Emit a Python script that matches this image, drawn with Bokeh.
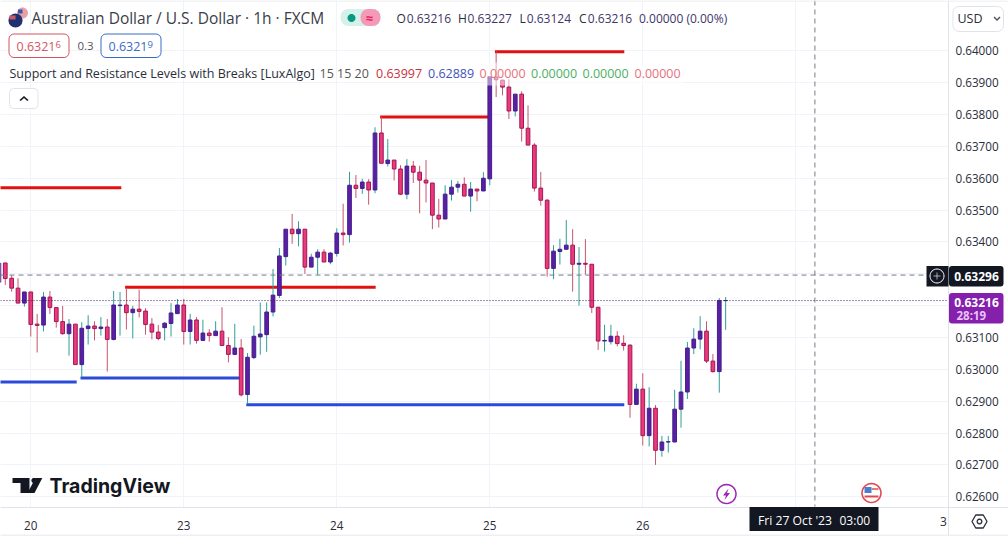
import numpy as np
from bokeh.plotting import figure
from bokeh.embed import file_html
from bokeh.resources import INLINE
from bokeh.models import Label, BoxAnnotation, PolyAnnotation, FixedTicker

opens = [0.63273,0.63334,0.63286,0.63255,0.63208,0.63243,0.63142,0.63139,0.63227,0.63194,0.63150,0.63112,0.63142,0.63015,0.63128,0.63136,0.63128,0.63133,0.63094,0.63200,
0.63202,0.63178,0.63189,0.63183,0.63142,0.63117,0.63131,0.63144,0.63175,0.63202,0.63119,0.63155,0.63091,0.63114,0.63106,0.63120,0.63075,0.63047,0.63067,0.62921,
0.63037,0.63102,0.63109,0.63180,0.63232,0.63354,0.63440,0.63426,0.63440,0.63321,0.63352,0.63368,0.63337,0.63364,0.63428,0.63423,0.63578,0.63568,0.63588,0.63563,
0.63742,0.63646,0.63657,0.63629,0.63550,0.63638,0.63619,0.63594,0.63585,0.63484,0.63472,0.63550,0.63572,0.63581,0.63544,0.63566,0.63560,0.63598,0.63918,0.63908,
0.63886,0.63811,0.63864,0.63757,0.63704,0.63569,0.63531,0.63317,0.63370,0.63377,0.63390,0.63330,0.63333,0.63330,0.63195,0.63089,0.63087,0.63104,0.63082,0.63076,
0.62890,0.62938,0.62792,0.62878,0.62746,0.62772,0.62772,0.62875,0.62929,0.63067,0.63095,0.63120,0.63026,0.62993,0.63216]
highs = [0.63334,0.63334,0.63295,0.63286,0.63243,0.63243,0.63174,0.63243,0.63246,0.63194,0.63199,0.63158,0.63142,0.63148,0.63170,0.63151,0.63164,0.63158,0.63246,0.63243,
0.63255,0.63199,0.63250,0.63192,0.63161,0.63139,0.63148,0.63208,0.63221,0.63221,0.63174,0.63164,0.63156,0.63126,0.63151,0.63195,0.63101,0.63143,0.63095,0.63051,
0.63137,0.63210,0.63210,0.63315,0.63381,0.63440,0.63488,0.63465,0.63440,0.63363,0.63377,0.63377,0.63368,0.63443,0.63520,0.63620,0.63610,0.63598,0.63597,0.63760,
0.63792,0.63723,0.63657,0.63641,0.63660,0.63654,0.63639,0.63657,0.63585,0.63535,0.63578,0.63594,0.63591,0.63603,0.63588,0.63566,0.63619,0.63919,0.63997,0.63908,
0.63911,0.63864,0.63873,0.63829,0.63710,0.63620,0.63535,0.63390,0.63410,0.63469,0.63440,0.63384,0.63409,0.63330,0.63195,0.63140,0.63140,0.63120,0.63107,0.63079,
0.62955,0.62988,0.62944,0.62888,0.62791,0.62791,0.62936,0.63027,0.63086,0.63129,0.63167,0.63151,0.63048,0.63224,0.63227]
lows = [0.63273,0.63265,0.63244,0.63208,0.63197,0.63103,0.63053,0.63119,0.63174,0.63131,0.63109,0.63043,0.63015,0.62976,0.63078,0.63091,0.63106,0.62993,0.63091,0.63106,
0.63125,0.63097,0.63163,0.63109,0.63094,0.63091,0.63091,0.63103,0.63174,0.63078,0.63078,0.63081,0.63091,0.63087,0.63106,0.63075,0.63022,0.63046,0.62915,0.62892,
0.63032,0.63046,0.63055,0.63166,0.63224,0.63326,0.63394,0.63386,0.63300,0.63321,0.63297,0.63337,0.63330,0.63354,0.63389,0.63398,0.63538,0.63551,0.63517,0.63553,
0.63647,0.63637,0.63593,0.63547,0.63534,0.63585,0.63490,0.63524,0.63440,0.63445,0.63472,0.63530,0.63555,0.63544,0.63495,0.63528,0.63560,0.63578,0.63855,0.63860,
0.63786,0.63794,0.63715,0.63704,0.63558,0.63514,0.63291,0.63283,0.63329,0.63377,0.63244,0.63200,0.63297,0.63177,0.63061,0.63056,0.63078,0.63072,0.63059,0.62848,
0.62890,0.62761,0.62758,0.62700,0.62726,0.62739,0.62772,0.62817,0.62907,0.63048,0.63063,0.63020,0.62990,0.62927,0.63124]
closes = [0.63334,0.63285,0.63255,0.63208,0.63243,0.63141,0.63138,0.63227,0.63194,0.63150,0.63112,0.63142,0.63015,0.63129,0.63136,0.63128,0.63133,0.63094,0.63202,0.63202,
0.63178,0.63189,0.63182,0.63141,0.63117,0.63097,0.63145,0.63177,0.63202,0.63119,0.63155,0.63091,0.63114,0.63106,0.63120,0.63075,0.63047,0.63067,0.62920,0.63038,
0.63104,0.63111,0.63180,0.63233,0.63356,0.63440,0.63426,0.63440,0.63321,0.63352,0.63368,0.63337,0.63365,0.63428,0.63423,0.63578,0.63568,0.63588,0.63563,0.63742,
0.63647,0.63657,0.63629,0.63550,0.63638,0.63619,0.63594,0.63585,0.63484,0.63472,0.63550,0.63572,0.63581,0.63544,0.63566,0.63560,0.63600,0.63918,0.63909,0.63886,
0.63811,0.63864,0.63757,0.63704,0.63569,0.63531,0.63317,0.63371,0.63377,0.63390,0.63330,0.63333,0.63330,0.63195,0.63089,0.63091,0.63104,0.63081,0.63075,0.62890,
0.62938,0.62792,0.62878,0.62746,0.62772,0.62773,0.62875,0.62929,0.63067,0.63095,0.63120,0.63026,0.62993,0.63216,0.63216]

resistance_start = [-2, 19.8, 59.8, 77.8]
resistance_end = [19.2, 59.1, 77, 98.1]
resistance_level = [0.63570, 0.63258, 0.63792, 0.63997]
support_start = [-2, 12.8, 38.8]
support_end = [12.2, 37.8, 98.1]
support_level = [0.62960, 0.62973, 0.62889]

price_ticks = [0.626,0.627,0.628,0.629,0.630,0.631,0.632,0.633,0.634,0.635,0.636,0.637,0.638,0.639,0.640]
day_ticks = [5, 29, 53, 77, 101, 125]
day_labels = ["20", "23", "24", "25", "26", "27"]
last_price = 0.63216
cross_price = 0.63296
cross_index = 128

# Pixel <-> data mapping of the frame, used for chrome placed by pixel
DX = 6.375
X0 = 1.6
PPU = 31857.0
def X(px): return (px + X0) / DX
def Y(py): return 0.64 - (py - 50.3) / PPU

TFONT = "Open Sans"
p = figure(frame_width=1008, frame_height=537, output_backend="svg", toolbar_location=None,
           x_range=(X(0), X(1008)), y_range=(Y(537), Y(0)), min_border=0, y_axis_location="right",
           background_fill_color="white", border_fill_color="white", outline_line_color=None)
p.styles = {"position": "absolute", "left": "0px", "top": "0px"}

p.xaxis.ticker = FixedTicker(ticks=day_ticks)
p.xaxis.major_label_overrides = dict(zip(day_ticks, day_labels))
p.xaxis.fixed_location = Y(506.5)
p.yaxis.ticker = FixedTicker(ticks=price_ticks)
p.yaxis.major_label_overrides = {t: f"{t:.5f}" for t in price_ticks}
p.yaxis.fixed_location = X(948)
for ax in (p.xaxis, p.yaxis):
    ax.axis_line_color = "#e0e3eb"
    ax.major_tick_line_color = None
    ax.minor_tick_line_color = None
    ax.major_label_text_font = TFONT
    ax.major_label_text_font_size = "11.7px"
    ax.major_label_text_color = "#2a2e39"
p.yaxis.major_label_standoff = 1
p.xaxis.major_label_standoff = 8
p.xgrid.grid_line_color = "#f0f3fa"
p.ygrid.grid_line_color = "#f0f3fa"
p.xgrid.ticker = FixedTicker(ticks=day_ticks)
p.ygrid.ticker = FixedTicker(ticks=price_ticks)

def L(text, px, py, size=12.5, color="#2a2e39", align="left", weight="normal", font=TFONT):
    p.add_layout(Label(x=X(px), y=Y(py), text=text, text_font=font, text_font_size=f"{size}px",
                       text_color=color, text_align=align, text_baseline="middle", text_font_style=weight))

def B(x0, x1, y0, y1, fill=None, line=None, alpha=1.0, radius=0, width=1, level="annotation"):
    p.add_layout(BoxAnnotation(left=X(x0), right=X(x1), bottom=Y(y1), top=Y(y0), fill_color=fill, fill_alpha=alpha if fill else 0,
                               line_color=line, line_alpha=1 if line else 0, line_width=width, border_radius=radius, level=level))

def P(xs, ys, fill=None, line=None, width=1.0):
    p.add_layout(PolyAnnotation(xs=[X(a) for a in xs], ys=[Y(b) for b in ys], fill_color=fill, fill_alpha=1 if fill else 0,
                                line_color=line, line_alpha=1 if line else 0, line_width=width))

def ring(cx, cy, r, n=32):
    t = np.linspace(0, 2 * np.pi, n, endpoint=False)
    return [float(v) for v in cx + r * np.cos(t)], [float(v) for v in cy + r * np.sin(t)]

# panes hide the grid outside the plotting area
B(948.5, 1008, 0, 537, fill="white", level="underlay")
B(0, 1008, 506.5, 537, fill="white", level="underlay")

idx = np.arange(len(opens))
o, h, l, c = map(np.array, (opens, highs, lows, closes))
up = c >= o

p.segment(resistance_start, resistance_level, resistance_end, resistance_level, line_color="#e31010", line_width=3)
p.segment(support_start, support_level, support_end, support_level, line_color="#2a4bd7", line_width=3)

p.segment(idx[up], h[up], idx[up], l[up], line_color="#2f9e98", line_width=1)
p.segment(idx[~up], h[~up], idx[~up], l[~up], line_color="#c8566b", line_width=1)
p.vbar(idx[up], 0.58, np.maximum(o, c)[up], np.minimum(o, c)[up], fill_color="#5a1fa3", line_color="#42208f", line_width=1)
p.vbar(idx[~up], 0.58, np.maximum(o, c)[~up], np.minimum(o, c)[~up], fill_color="#ea3a7c", line_color="#a31554", line_width=1)

p.segment([X(0)], [cross_price], [X(948)], [cross_price], line_color="#787b86", line_dash="5 4", line_width=1)
p.segment([cross_index], [Y(0)], [cross_index], [Y(506)], line_color="#787b86", line_dash="5 4", line_width=1)
p.segment([X(0)], [last_price], [X(948)], [last_price], line_color="#3b1a6e", line_dash="1 2", line_width=1)

# indicator legend veil over the candles
B(484, 682, 62, 85, fill="white", alpha=0.5)

# header
xs, ys = ring(22, 12.5, 5.5); P(xs, ys, fill="#e8a0a8")
P([17.5, 22, 22, 17.5], [9, 9, 13, 13], fill="#3a5aa8")
xs, ys = ring(15, 20, 7); P(xs, ys, fill="#23306f")
P([9, 15, 15, 9], [15, 15, 19, 19], fill="#c85a6a")
L("Australian Dollar / U.S. Dollar · 1h · FXCM", 31, 17.5, 15.5, "#3a3e49")

B(340, 380, 8.5, 25.5, fill="#d6f0ea", radius=8)
B(360, 380, 8.5, 25.5, fill="#f49ab8", radius=8)
xs, ys = ring(351, 17.5, 4); P(xs, ys, fill="#089981")
L("≈", 369, 17, 13, "#e91e63", "center", "bold")

ohlc = [("O", "0.63216", 396), ("H", "0.63227", 457.5), ("L", "0.63124", 519), ("C", "0.63216", 578.5)]
wid = {"O": 10.2, "H": 9.6, "L": 7.2, "C": 8.8}
for a, b, x in ohlc:
    L(a, x, 17.5, 12, "#2a2e39")
    L(b, x + wid[a], 17.5, 12, "#3f3569")
L("0.00000 (0.00%)", 638.5, 17.5, 12, "#3f3569")

B(8.5, 68.5, 33.5, 57, fill="white", line="#d3545f", radius=5)
L("0.6321", 16, 45.5, 12.5, "#d3545f")
L("6", 55, 43.5, 9.5, "#d3545f")
L("0.3", 77, 45.5, 11.5, "#555555")
B(100.5, 160.5, 33.5, 57, fill="white", line="#3a6bc4", radius=5)
L("0.6321", 108, 45.5, 12.5, "#3a6bc4")
L("9", 147, 43.5, 9.5, "#3a6bc4")

L("Support and Resistance Levels with Breaks [LuxAlgo]", 9, 73, 12.5, "#2a2e39")
L("15 15 20", 319, 73, 12.5, "#555555")
vals = [("0.63997", 375.5, "#c8323c"), ("0.62889", 427.5, "#3f55bb"), ("0.00000", 479, "#e8707a"),
        ("0.00000", 530.5, "#4caf62"), ("0.00000", 582, "#4caf62"), ("0.00000", 634, "#e8707a")]
for t, x, col in vals:
    L(t, x, 73, 12.5, col)

B(9, 37.5, 88, 108, fill="white", line="#e0e3eb", radius=4)
P([19, 23.5, 28, 26.8, 23.5, 20.2], [99.5, 95.5, 99.5, 100.5, 97.5, 100.5], fill="#131722")

# TradingView mark
P([12, 29, 29, 20, 20, 12], [477.5, 477.5, 492.5, 492.5, 482.5, 482.5], fill="#131722")
xs, ys = ring(33.5, 480, 2.6); P(xs, ys, fill="#131722")
P([35, 41.8, 34, 27], [477.5, 477.5, 492.5, 492.5], fill="#131722")
L("TradingView", 49, 485.5, 19.5, "#131722", weight="bold", font="Inter")

# event icons
xs, ys = ring(726, 493.5, 9.5); P(xs, ys, fill="white", line="#9c27b0", width=1.5)
P([728, 722.5, 725.5, 724, 729.5, 726.5], [488, 495, 495, 499.5, 492.5, 492.5], fill="#9c27b0")
xs, ys = ring(871, 492.5, 9.5); P(xs, ys, fill="white", line="#e04a50", width=1.6)
P([864, 871, 871, 864], [486.5, 486.5, 492.5, 492.5], fill="#4a7fd0")
P([871, 878, 878, 871], [487.5, 487.5, 489.5, 489.5], fill="#e57a80")
P([864, 878, 878, 864], [495, 495, 497, 497], fill="#e04a50")

# right pane
B(952.5, 1003, 6, 31, fill="white", line="#e0e3eb", radius=6)
L("USD", 957, 18, 12.5, "#2a2e39")
P([993, 996.5, 1000, 999, 996.5, 994], [17, 20.5, 17, 16, 18.5, 16], fill="#555555")

B(926, 948, 265.5, 286, fill="#131722")
xs, ys = ring(936.5, 275.5, 7); P(xs, ys, line="white", width=1)
B(933, 940, 275.2, 275.8, fill="white")
B(936.2, 936.8, 272, 279, fill="white")
B(948.5, 1003, 265.5, 286, fill="#131722", radius=3)
L("0.63296", 976, 276, 12, "white", "center", "bold")
B(948.5, 1003, 292.5, 323, fill="#8420ac", radius=3)
L("0.63216", 976, 301.5, 12, "white", "center", "bold")
L("28:19", 956, 314.5, 11.5, "#e9c2f5", "left", "bold")

B(749, 878, 506.5, 530.5, fill="#131722")
L("Fri 27 Oct '23", 757.5, 520, 12.2, "white")
L("03:00", 839, 520, 12, "white")
L("3", 943, 520.5, 12, "#2a2e39", "center")

t = np.linspace(0, 2 * np.pi, 6, endpoint=False)
P([float(v) for v in 979 + 7.5 * np.cos(t)], [float(v) for v in 521 + 7.5 * np.sin(t)], line="#2a2e39", width=1.3)
xs, ys = ring(979, 521, 2.3); P(xs, ys, line="#2a2e39", width=1.3)

# outer hairlines
B(0, 1008, 0, 1, fill="#e6e8ec")
B(0, 1008, 534.3, 535.3, fill="#e0e3eb")
B(0, 1008, 535.3, 537, fill="white")

open("out.html", "w").write(file_html(p, INLINE))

- - -

DESCRIPTION OF THE TASK: Restate the material word for word from its first line through the line containing "from bokeh.models import", both included; the pictures do not belong in it.

RESPONSE TO THIS EXERCISE:
Emit a Python script that matches this image, drawn with Bokeh.
import numpy as np
from bokeh.plotting import figure
from bokeh.embed import file_html
from bokeh.resources import INLINE
from bokeh.models import Label, BoxAnnotation, PolyAnnotation, FixedTicker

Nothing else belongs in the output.